Hillary and Magaziner worked in secret? Not at all. They heard an endless stream oif views from across the industry, but they heard from people in the trenches. They did not hear from special interest pressure groups like the American Medical Association or the Pharmaceutical Manufacturers of America. Nor should they have: this wasn’t about fashioning a plan to make the industries happy. Those were the industries that had broken the American heath care system. Their points of view were not nearly as important as those of people, including citizens, doctors, nurses and innumerable members of Congress, who wanted to fix the system, not perpetuate its failings hyper-profitable to a few. Nevertheless, Congressional Quarterly reported that Hillary’s task force met with 572 organizations. The headline on that story: “Clinton Task Force All Ears on the Subject of Overhaul.”

Not that Hillary Clinton and Magaziner didn’t play into an enormous gaffe originally committed by George Stephanopoulous, the president’s communications director at the time: he would not allow the health task force to talk to the press, but rather address its ideas directly to that amorphous “American public” by way of the talk shows. Big, huge, massive mistake. No question. But that wasn’t a problem of secrecy. It was a problem with White House strategy, and a perception of secrecy. Still, it stuck, no matter how much Hillary Clinton, never a friend of the press, has recognized it to have been a problem, and apologized for it.

And when Clinton was presenting her ideas to the public by way of Congress, no one was complaining. As James Fallows wrote in the Atlantic in a January 1995 piece on the disinformation campaign against the Clinton plan, “In late September 1993, when Hillary Clinton appeared before five congressional committees in three days to explain the rationale behind the bill, not a single legislator complained about ‘closed’ or ‘secretive’ deliberations”: not Robert Dole, not Robert Packwood, not John Danforth—Republican senators who later came out against the bill.” No, the task force became “secretive” only when the insurance and pharmaceutical industries’ K Street boys heard from their shareholders and went to work assassinating the plan’s substance and character using trumped up claims and the business equivalent of race-baiting: painting Hillary as a latter-day predator, who happened to be a bitch-dyke instead of a nigger, they invented the lie that the government was coming between families and their doctors.
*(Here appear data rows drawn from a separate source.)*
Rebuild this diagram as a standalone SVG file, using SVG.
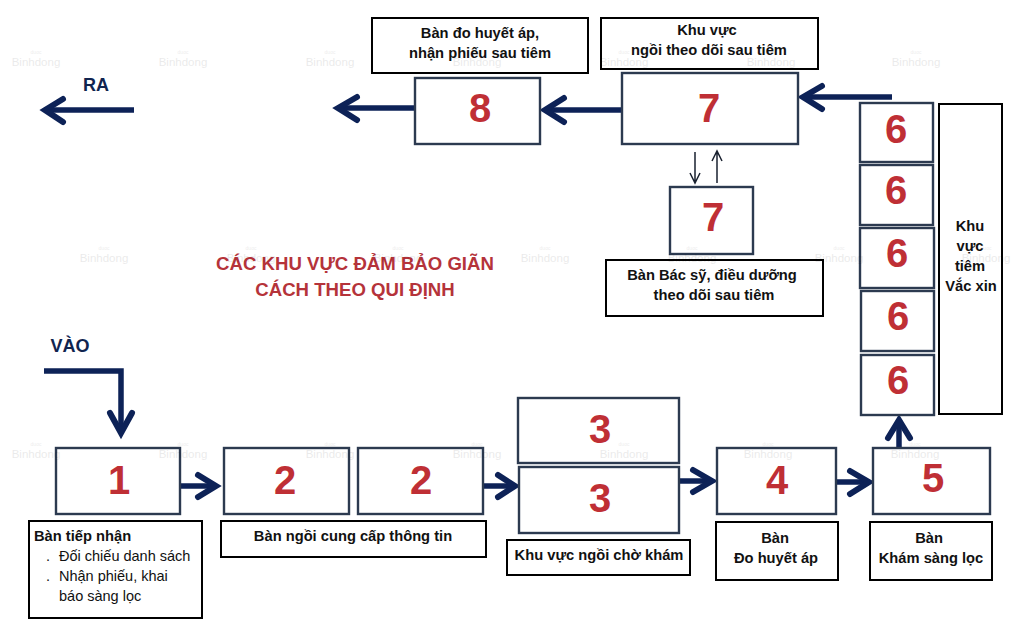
<svg xmlns="http://www.w3.org/2000/svg" width="1024" height="620" viewBox="0 0 1024 620">
<style>
text{font-family:"Liberation Sans",Arial,sans-serif}
.box{fill:#fff;stroke:#2c3a50;stroke-width:2.4}
.lab{fill:#fff;stroke:#000;stroke-width:2}
.num{fill:#bf2f35;font-size:40px;font-weight:700;text-anchor:middle}
.t{fill:#111;font-size:14.7px;font-weight:700;text-anchor:middle}
.r{fill:#111;font-size:14.5px}
.nav{fill:#10244f;font-size:18px;font-weight:700;text-anchor:middle}
.red{fill:#b5333a;font-size:18.6px;font-weight:700;text-anchor:middle}
.wa{fill:#000;opacity:.08;font-size:5px;text-anchor:middle}
.wb{fill:#000;opacity:.08;font-size:11.5px;text-anchor:middle}
.ln{fill:none;stroke:#0d2257;stroke-width:5.5}
.hd{fill:none;stroke:#0d2257;stroke-width:6;stroke-linecap:round;stroke-linejoin:miter}
.thin{fill:none;stroke:#1a2230;stroke-width:1.5}
</style>
<rect width="1024" height="620" fill="#fff"/>
<g id="connectors">
<path class="ln" d="M134 110H46"/><path class="hd" d="M63 99L45 110L63 122"/>
<path class="ln" d="M415 108H338"/><path class="hd" d="M357 97L338 108L357 120"/>
<path class="ln" d="M622 110H546"/><path class="hd" d="M564 98L545 110L564 122"/>
<path class="ln" d="M892 97H804"/><path class="hd" d="M822 86L803 97L822 109"/>
<path class="thin" d="M695 152V182M690 173L695 183L700 173"/>
<path class="thin" d="M717 183V151M712 161L717 151L722 161"/>
<path class="ln" d="M44 371H121V431"/><path class="hd" d="M110 413L121 433L132 413"/>
<path class="ln" d="M181 486H215"/><path class="hd" d="M198 475L216 486L198 497"/>
<path class="ln" d="M483 486H514"/><path class="hd" d="M498 475L515 486L498 497"/>
<path class="ln" d="M680 481H712"/><path class="hd" d="M693 470L712 481L693 492"/>
<path class="ln" d="M836 482H868"/><path class="hd" d="M850 471L869 482L850 494"/>
<path class="ln" d="M899 448V422"/><path class="hd" d="M888 438L899 420L910 438"/>
</g>
<g id="n1"><rect class="box" x="56" y="448" width="124" height="66"/><text class="num" x="119" y="494">1</text></g>
<g id="n1-label"><rect class="lab" x="29" y="521" width="173" height="97"/>
<text class="t" x="34" y="541" style="text-anchor:start">Bàn tiếp nhận</text>
<text class="r" x="46" y="561">.</text><text class="r" x="59" y="561">Đối chiếu danh sách</text>
<text class="r" x="46" y="581">.</text><text class="r" x="59" y="581">Nhận phiếu, khai</text>
<text class="r" x="59" y="601">báo sàng lọc</text></g>
<g id="n2a"><rect class="box" x="224" y="448" width="125" height="66"/><text class="num" x="285" y="494">2</text></g>
<g id="n2b"><rect class="box" x="358" y="448" width="125" height="66"/><text class="num" x="421" y="494">2</text></g>
<g id="n2-label"><rect class="lab" x="221" y="521" width="265" height="36"/><text class="t" x="353" y="541">Bàn ngồi cung cấp thông tin</text></g>
<g id="n3a"><rect class="box" x="518" y="398" width="161" height="65"/><text class="num" x="600" y="443">3</text></g>
<g id="n3b"><rect class="box" x="519" y="467" width="160" height="66"/><text class="num" x="600" y="512">3</text></g>
<g id="n3-label"><rect class="lab" x="507" y="540" width="183" height="35"/><text class="t" x="599" y="560">Khu vực ngồi chờ khám</text></g>
<g id="n4"><rect class="box" x="717" y="448" width="119" height="66"/><text class="num" x="777" y="494">4</text></g>
<g id="n4-label"><rect class="lab" x="716" y="522" width="122" height="58"/><text class="t" x="775" y="543">Bàn</text><text class="t" x="776" y="563">Đo huyết áp</text></g>
<g id="n5"><rect class="box" x="873" y="448" width="117" height="66"/><text class="num" x="933" y="492">5</text></g>
<g id="n5-label"><rect class="lab" x="870" y="522" width="122" height="58"/><text class="t" x="929" y="543">Bàn</text><text class="t" x="931" y="563">Khám sàng lọc</text></g>
<g id="n6a"><rect class="box" x="860" y="103" width="73" height="59"/><text class="num" x="896" y="143">6</text></g>
<g id="n6b"><rect class="box" x="860" y="165" width="73" height="60"/><text class="num" x="896" y="204">6</text></g>
<g id="n6c"><rect class="box" x="860" y="228" width="74" height="60"/><text class="num" x="897" y="267">6</text></g>
<g id="n6d"><rect class="box" x="861" y="291" width="73" height="60"/><text class="num" x="898" y="330">6</text></g>
<g id="n6e"><rect class="box" x="861" y="355" width="73" height="60"/><text class="num" x="898" y="394">6</text></g>
<g id="n6-label"><rect class="lab" x="939" y="104" width="63" height="310"/><text class="t" x="970" y="231">Khu</text><text class="t" x="970" y="251">vực</text><text class="t" x="970" y="271">tiêm</text><text class="t" x="971" y="291">Vắc xin</text></g>
<g id="n7a"><rect class="box" x="622" y="73" width="176" height="71"/><text class="num" x="709" y="122">7</text></g>
<g id="n7a-label"><rect class="lab" x="601" y="18" width="217" height="51"/><text class="t" x="707" y="35">Khu vực</text><text class="t" x="709" y="55">ngồi theo dõi sau tiêm</text></g>
<g id="n7b"><rect class="box" x="670" y="187" width="83" height="67"/><text class="num" x="713" y="231">7</text></g>
<g id="n7b-label"><rect class="lab" x="606" y="260" width="217" height="56"/><text class="t" x="712" y="280">Bàn Bác sỹ, điều dưỡng</text><text class="t" x="714" y="300">theo dõi sau tiêm</text></g>
<g id="n8"><rect class="box" x="415" y="78" width="125" height="66"/><text class="num" x="480" y="122">8</text></g>
<g id="n8-label"><rect class="lab" x="372" y="18" width="216" height="55"/><text class="t" x="480" y="38">Bàn đo huyết áp,</text><text class="t" x="480" y="58">nhận phiếu sau tiêm</text></g>
<g id="notes">
<text class="nav" x="96" y="91">RA</text>
<text class="nav" x="70" y="352">VÀO</text>
<text class="red" x="355" y="270">CÁC KHU VỰC ĐẢM BẢO GIÃN</text>
<text class="red" x="355" y="296">CÁCH THEO QUI ĐỊNH</text>
</g>
<g id="watermarks">
<text class="wa" x="36" y="54">duoc</text><text class="wb" x="36" y="66">Binhdong</text>
<text class="wa" x="183" y="54">duoc</text><text class="wb" x="183" y="66">Binhdong</text>
<text class="wa" x="330" y="54">duoc</text><text class="wb" x="330" y="66">Binhdong</text>
<text class="wa" x="477" y="54">duoc</text><text class="wb" x="477" y="66">Binhdong</text>
<text class="wa" x="624" y="54">duoc</text><text class="wb" x="624" y="66">Binhdong</text>
<text class="wa" x="771" y="54">duoc</text><text class="wb" x="771" y="66">Binhdong</text>
<text class="wa" x="916" y="54">duoc</text><text class="wb" x="916" y="66">Binhdong</text>
<text class="wa" x="104" y="250">duoc</text><text class="wb" x="104" y="262">Binhdong</text>
<text class="wa" x="251" y="250">duoc</text><text class="wb" x="251" y="262">Binhdong</text>
<text class="wa" x="398" y="250">duoc</text><text class="wb" x="398" y="262">Binhdong</text>
<text class="wa" x="545" y="250">duoc</text><text class="wb" x="545" y="262">Binhdong</text>
<text class="wa" x="692" y="250">duoc</text><text class="wb" x="692" y="262">Binhdong</text>
<text class="wa" x="839" y="250">duoc</text><text class="wb" x="839" y="262">Binhdong</text>
<text class="wa" x="986" y="250">duoc</text><text class="wb" x="986" y="262">Binhdong</text>
<text class="wa" x="36" y="446">duoc</text><text class="wb" x="36" y="458">Binhdong</text>
<text class="wa" x="183" y="446">duoc</text><text class="wb" x="183" y="458">Binhdong</text>
<text class="wa" x="330" y="446">duoc</text><text class="wb" x="330" y="458">Binhdong</text>
<text class="wa" x="477" y="446">duoc</text><text class="wb" x="477" y="458">Binhdong</text>
<text class="wa" x="624" y="446">duoc</text><text class="wb" x="624" y="458">Binhdong</text>
<text class="wa" x="768" y="446">duoc</text><text class="wb" x="768" y="458">Binhdong</text>
<text class="wa" x="915" y="446">duoc</text><text class="wb" x="915" y="458">Binhdong</text>
</g>
</svg>
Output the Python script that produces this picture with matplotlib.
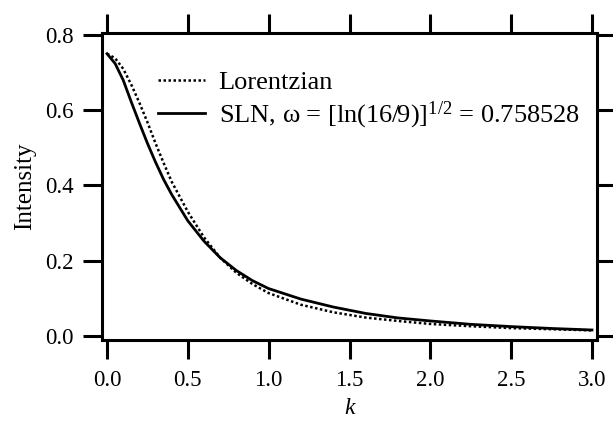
import matplotlib
matplotlib.use("Agg")
import matplotlib.pyplot as plt

# values
k_vals = [0.0, 0.05, 0.1, 0.15, 0.2, 0.25, 0.3, 0.35, 0.4, 0.5, 0.6, 0.7,
          0.8, 0.9, 1.0, 1.2, 1.4, 1.6, 1.8, 2.0, 2.25, 2.5, 2.75, 3.0]
lorentzian = [0.750, 0.738, 0.710, 0.668, 0.620, 0.568, 0.512, 0.460, 0.410,
              0.330, 0.262, 0.208, 0.168, 0.138, 0.114, 0.083, 0.063, 0.049,
              0.040, 0.032, 0.026, 0.021, 0.018, 0.015]
sln = [0.750, 0.724, 0.680, 0.622, 0.566, 0.512, 0.462, 0.416, 0.376,
       0.306, 0.252, 0.208, 0.174, 0.147, 0.126, 0.098, 0.077, 0.060,
       0.048, 0.040, 0.031, 0.025, 0.020, 0.016]

x_ticks = [0.0, 0.5, 1.0, 1.5, 2.0, 2.5, 3.0]
y_ticks = [0.0, 0.2, 0.4, 0.6, 0.8]

plt.rcParams['font.family'] = ['Liberation Serif', 'DejaVu Serif']
plt.rcParams['mathtext.fontset'] = 'custom'
plt.rcParams['mathtext.rm'] = 'Liberation Serif'
plt.rcParams['mathtext.it'] = 'Liberation Serif:italic'

fig = plt.figure(figsize=(6.13, 4.26), dpi=100)
ax = fig.add_axes([102 / 613, 86 / 426, 495 / 613, 307 / 426])

ax.plot(k_vals, lorentzian, color='black', lw=1.8, linestyle=(0, (1, 1)),
        label='Lorentzian')
ax.plot(k_vals, sln, color='black', lw=2.0,
        label=r'SLN, ω = [ln(16/9)]$^{1/2}$ = 0.758528')

ax.set_xlim(-0.031, 3.031)
ax.set_ylim(-0.0106, 0.805)
ax.set_xticks(x_ticks)
ax.set_xticklabels([f'{v:.1f}' for v in x_ticks])
ax.set_yticks(y_ticks)
ax.set_yticklabels([f'{v:.1f}' for v in y_ticks])

for s in ax.spines.values():
    s.set_linewidth(2.2)
ax.tick_params(axis='both', which='major', direction='out', length=13.5,
               width=2.2, labelsize=16.5, top=True, right=True,
               labeltop=False, labelright=False)
ax.tick_params(axis='x', pad=8)
ax.tick_params(axis='y', pad=7)

ax.set_xlabel('k', fontsize=17, style='italic', labelpad=5)
ax.set_ylabel('Intensity', fontsize=18, labelpad=6)

ax.legend(loc='upper left', bbox_to_anchor=(0.113, 0.877), frameon=False,
          fontsize=19, handlelength=1.8, handletextpad=0.5,
          labelspacing=0.2, borderpad=0, borderaxespad=0)

fig.savefig('out.png', dpi=100)
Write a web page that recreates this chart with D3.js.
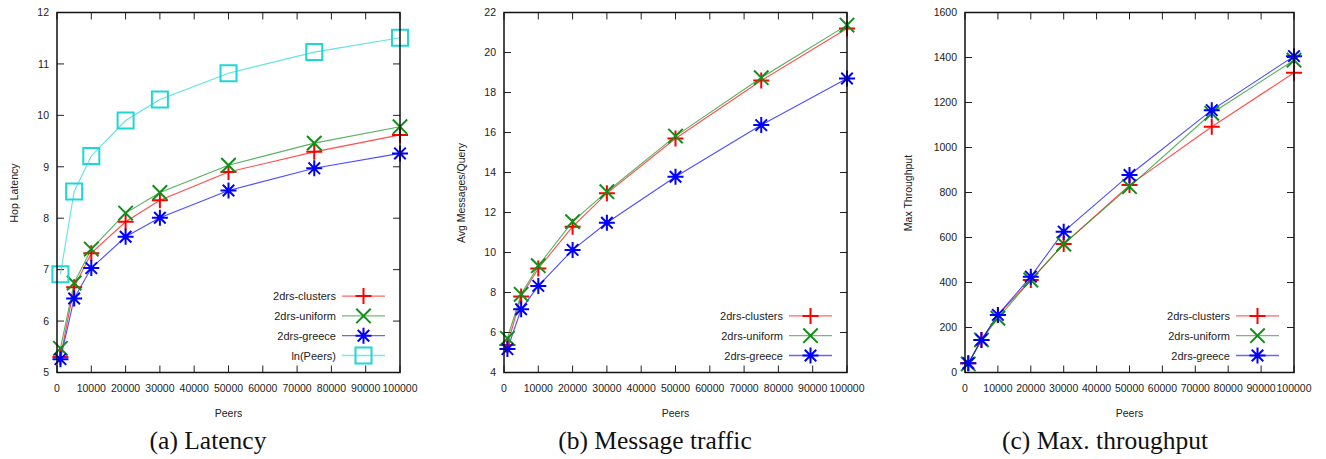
<!DOCTYPE html>
<html>
<head>
<meta charset="utf-8">
<script src="https://cdn.jsdelivr.net/npm/d3@7"></script>
<style>
  body { margin: 0; background: #fff; }
  svg { display: block; }
  .tick-label { font-family: "Liberation Sans", Arial, sans-serif; font-size: 10.5px; fill: #222; }
  .axis-title { font-family: "Liberation Sans", Arial, sans-serif; font-size: 10.5px; fill: #222; }
  .legend-label { font-family: "Liberation Sans", Arial, sans-serif; font-size: 11px; fill: #222; }
  .caption { font-family: "Liberation Serif", "Times New Roman", serif; font-size: 25.5px; fill: #111; }
</style>
</head>
<body>
<svg id="chart" width="1326" height="459"></svg>
<script>
// --- data ---
const peers = [1000, 5000, 10000, 20000, 30000, 50000, 75000, 100000];
const xTicks = [0, 10000, 20000, 30000, 40000, 50000, 60000, 70000, 80000, 90000, 100000];

// (a) hop latency
const latClusters = [5.30, 6.66, 7.32, 7.93, 8.35, 8.90, 9.29, 9.62];
const latUniform  = [5.47, 6.74, 7.40, 8.10, 8.50, 9.03, 9.46, 9.78];
const latGreece   = [5.26, 6.44, 7.03, 7.64, 8.01, 8.54, 8.97, 9.26];
const latLnPeers  = [6.91, 8.52, 9.21, 9.90, 10.31, 10.82, 11.23, 11.51];
const latTicks = [5, 6, 7, 8, 9, 10, 11, 12];

// (b) avg messages per query
const msgClusters = [5.38, 7.80, 9.20, 11.29, 12.96, 15.70, 18.60, 21.20];
const msgUniform  = [5.71, 7.91, 9.34, 11.54, 13.04, 15.82, 18.74, 21.37];
const msgGreece   = [5.17, 7.16, 8.33, 10.13, 11.49, 13.79, 16.37, 18.70];
const msgTicks = [4, 6, 8, 10, 12, 14, 16, 18, 20, 22];

// (c) max throughput
const thrClusters = [41, 145, 256, 411, 571, 833, 1092, 1332];
const thrUniform  = [38, 145, 241, 411, 571, 826, 1152, 1388];
const thrGreece   = [41, 145, 256, 426, 626, 878, 1166, 1406];
const thrTicks = [0, 200, 400, 600, 800, 1000, 1200, 1400, 1600];

const seriesStyle = {
  clusters: { name: "2drs-clusters", color: "#ff0000", marker: "plus" },
  uniform:  { name: "2drs-uniform",  color: "#10901a", marker: "cross" },
  greece:   { name: "2drs-greece",   color: "#0000ff", marker: "star" },
  ln:       { name: "ln(Peers)",     color: "#1fd6d6", marker: "square" }
};

const panels = [
  { left: 57, right: 400, yTicks: latTicks, yTitle: "Hop Latency", yTitleX: 14,
    caption: "(a) Latency", captionX: 208,
    series: [["clusters", latClusters], ["uniform", latUniform], ["greece", latGreece], ["ln", latLnPeers]] },
  { left: 504, right: 847, yTicks: msgTicks, yTitle: "Avg Messages/Query", yTitleX: 461,
    caption: "(b) Message traffic", captionX: 655,
    series: [["clusters", msgClusters], ["uniform", msgUniform], ["greece", msgGreece]] },
  { left: 965, right: 1294, yTicks: thrTicks, yTitle: "Max Throughput", yTitleX: 908,
    caption: "(c) Max. throughput", captionX: 1105,
    series: [["clusters", thrClusters], ["uniform", thrUniform], ["greece", thrGreece]] }
];

const plotTop = 12.5, plotBottom = 372.5, tickLen = 7;
const svg = d3.select("#chart");

function markerPath(type, s) {
  if (type === "plus") return `M${-s},0H${s}M0,${-s}V${s}`;
  if (type === "cross") { const c = s * 0.9; return `M${-c},${-c}L${c},${c}M${-c},${c}L${c},${-c}`; }
  if (type === "star") { const c = s * 0.72; return `M${-s},0H${s}M0,${-s}V${s}M${-c},${-c}L${c},${c}M${-c},${c}L${c},${-c}`; }
  return `M${-s},${-s}H${s}V${s}H${-s}Z`;
}

panels.forEach(p => {
  const g = svg.append("g");
  const x = d3.scaleLinear().domain([0, 100000]).range([p.left, p.right]);
  const y = d3.scaleLinear().domain(d3.extent(p.yTicks)).range([plotBottom, plotTop]);

  // inward ticks on all sides
  const ticks = g.append("g").attr("stroke", "#222").attr("stroke-width", 1);
  xTicks.forEach(t => {
    ticks.append("line").attr("x1", x(t)).attr("x2", x(t)).attr("y1", plotBottom).attr("y2", plotBottom - tickLen);
    ticks.append("line").attr("x1", x(t)).attr("x2", x(t)).attr("y1", plotTop).attr("y2", plotTop + tickLen);
  });
  p.yTicks.forEach(t => {
    ticks.append("line").attr("x1", p.left).attr("x2", p.left + tickLen).attr("y1", y(t)).attr("y2", y(t));
    ticks.append("line").attr("x1", p.right).attr("x2", p.right - tickLen).attr("y1", y(t)).attr("y2", y(t));
  });

  g.selectAll(".xl").data(xTicks).join("text").attr("class", "tick-label")
    .attr("x", d => x(d)).attr("y", 392).attr("text-anchor", "middle").text(d => d);
  g.selectAll(".yl").data(p.yTicks).join("text").attr("class", "tick-label")
    .attr("x", p.left - 8).attr("y", d => y(d) + 3.8).attr("text-anchor", "end").text(d => d);

  g.append("text").attr("class", "axis-title").attr("x", (p.left + p.right) / 2).attr("y", 417)
    .attr("text-anchor", "middle").text("Peers");
  g.append("text").attr("class", "axis-title")
    .attr("transform", `translate(${p.yTitleX + 4},193) rotate(-90)`)
    .attr("text-anchor", "middle").text(p.yTitle);

  // series lines then markers
  const line = d3.line().x((d, i) => x(peers[i])).y(d => y(d));
  p.series.forEach(([key, vals]) => {
    const st = seriesStyle[key];
    g.append("path").attr("d", line(vals)).attr("fill", "none")
      .attr("stroke", st.color).attr("stroke-opacity", 0.7).attr("stroke-width", 1.1);
  });
  p.series.forEach(([key, vals]) => {
    const st = seriesStyle[key];
    g.selectAll(null).data(vals).join("path")
      .attr("transform", (d, i) => `translate(${x(peers[i])},${y(d)})`)
      .attr("d", markerPath(st.marker, 8)).attr("fill", "none")
      .attr("stroke", st.color).attr("stroke-width", 2);
  });

  // legend, bottom-right
  const n = p.series.length;
  p.series.forEach(([key], i) => {
    const st = seriesStyle[key];
    const ly = plotBottom - 17 - (n - 1 - i) * 19.8;
    const lx1 = p.right - 58, lx2 = p.right - 15;
    g.append("line").attr("x1", lx1).attr("x2", lx2).attr("y1", ly).attr("y2", ly)
      .attr("stroke", st.color).attr("stroke-opacity", 0.6).attr("stroke-width", 1.3);
    g.append("path").attr("transform", `translate(${(lx1 + lx2) / 2},${ly})`)
      .attr("d", markerPath(st.marker, 8)).attr("fill", "none")
      .attr("stroke", st.color).attr("stroke-width", 2);
    g.append("text").attr("class", "legend-label").attr("x", lx1 - 6).attr("y", ly + 4)
      .attr("text-anchor", "end").text(st.name);
  });

  // frame
  g.append("rect").attr("x", p.left).attr("y", plotTop).attr("width", p.right - p.left)
    .attr("height", plotBottom - plotTop).attr("fill", "none").attr("stroke", "#111").attr("stroke-width", 1.5);

  svg.append("text").attr("class", "caption").attr("x", p.captionX).attr("y", 449)
    .attr("text-anchor", "middle").text(p.caption);
});
</script>
</body>
</html>
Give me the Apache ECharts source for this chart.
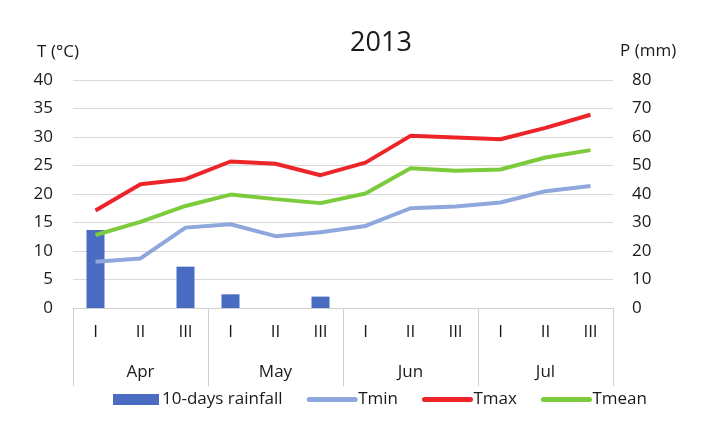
<!DOCTYPE html>
<html><head><meta charset="utf-8">
<script src="https://cdn.jsdelivr.net/npm/echarts@6/dist/echarts.min.js"></script>
<style>html,body{margin:0;padding:0;background:#fff}#c{width:713px;height:438px}</style>
</head><body><div id="c"></div>
<script>
const decades = ['I','II','III','I','II','III','I','II','III','I','II','III'];
const months = ['Apr','May','Jun','Jul'];
const rainfall = [27.4, 0, 14.5, 4.8, 0, 4.0, 0, 0, 0, 0, 0, 0];
const tmin = [8.1, 8.7, 14.1, 14.7, 12.6, 13.3, 14.4, 17.5, 17.8, 18.5, 20.5, 21.4];
const tmax = [17.1, 21.7, 22.6, 25.7, 25.3, 23.3, 25.5, 30.2, 29.9, 29.6, 31.6, 33.9];
const tmean = [12.8, 15.1, 17.9, 19.9, 19.1, 18.4, 20.1, 24.5, 24.1, 24.3, 26.4, 27.7];

const FONT = '"Open Sans", "Noto Sans", sans-serif';
const TXT = '#1a1a1a';
const hideSym = {color: 'rgba(0,0,0,0)', borderWidth: 0};
const chart = echarts.init(document.getElementById('c'));
chart.setOption({
  animation: false,
  textStyle: {fontFamily: FONT},
  title: {text: '2013', left: 376, textAlign: 'center', top: 25,
          textStyle: {fontSize: 27, fontWeight: 'normal', color: TXT, fontFamily: FONT}},
  grid: {left: 73, right: 100, top: 80, bottom: 130},
  legend: {
    top: 386, left: 108, itemGap: 24, itemWidth: 46, itemHeight: 11,
    textStyle: {fontSize: 17, color: TXT, fontFamily: FONT, padding: [0, 0, 0, -2]},
    data: [
      {name: '10-days rainfall', icon: 'rect'},
      {name: 'Tmin', itemStyle: hideSym, lineStyle: {width: 5, cap: 'round'}},
      {name: 'Tmax', itemStyle: hideSym, lineStyle: {width: 5, cap: 'round'}},
      {name: 'Tmean', itemStyle: hideSym, lineStyle: {width: 5, cap: 'round'}}
    ]
  },
  xAxis: [
    {type: 'category', data: decades, position: 'bottom',
     axisLine: {lineStyle: {color: '#d0d0d0', width: 1}},
     axisTick: {show: false},
     axisLabel: {margin: 16, fontSize: 17, color: TXT, interval: 0}},
    {type: 'category', data: months, position: 'bottom',
     axisLine: {show: false},
     axisTick: {show: true, length: 78, lineStyle: {color: '#d0d0d0'}},
     axisLabel: {margin: 56, fontSize: 17, color: TXT}}
  ],
  yAxis: [
    {type: 'value', min: 0, max: 40, interval: 5, name: 'T (°C)', nameGap: 19,
     nameTextStyle: {fontSize: 17, color: TXT, align: 'center', padding: [0, 30, 0, 0]},
     axisLine: {show: false}, axisTick: {show: false},
     axisLabel: {fontSize: 17, color: TXT, margin: 20},
     splitLine: {lineStyle: {color: '#d9d9d9', width: 1}}},
    {type: 'value', min: 0, max: 80, interval: 10, name: 'P (mm)', nameGap: 20,
     nameTextStyle: {fontSize: 17, color: TXT, align: 'left', padding: [0, 0, 0, 7]},
     axisLine: {show: false}, axisTick: {show: false},
     axisLabel: {fontSize: 17, color: TXT, margin: 19},
     splitLine: {show: false}}
  ],
  series: [
    {name: '10-days rainfall', type: 'bar', xAxisIndex: 0, yAxisIndex: 1, data: rainfall,
     barWidth: '40%', itemStyle: {color: '#4a6bc2'}},
    {name: 'Tmin', type: 'line', yAxisIndex: 0, data: tmin, symbol: 'none',
     lineStyle: {color: '#8ea7dc', width: 4}, itemStyle: {color: '#8ea7dc'}},
    {name: 'Tmax', type: 'line', yAxisIndex: 0, data: tmax, symbol: 'none',
     lineStyle: {color: '#ee2528', width: 4}, itemStyle: {color: '#ee2528'}},
    {name: 'Tmean', type: 'line', yAxisIndex: 0, data: tmean, symbol: 'none',
     lineStyle: {color: '#7ccb3c', width: 4}, itemStyle: {color: '#7ccb3c'}}
  ]
});
</script></body></html>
There were other issues and other problems with the plan, but in essence it all went back to this: insurers wanted their pie untouched, and they succeeded. “Hillarycare” wanted to change that fatal formula: the United States spends twice, per capita, on health care than most industrial countries, with results that are twice as bad. The pan failed. And things have gotten worse.

Had “Hillarycare” passed with all its faults in 1993, we’d have been a more just, healthier, happier society. We’d be better off even if that old plan passed today, the alternative being so dismal. But “Hillarycare” repaired and cognizant of its previous faults—meaning a vast improvement on the 1993 plan—can mean one thing: the best of the 1993, few of its faults, and many things we’ve learned since. Among them an old lesson: the enemy is still the insurance industry and its Republican lackeys who think bootstraps are somehow a synonym of band-aids.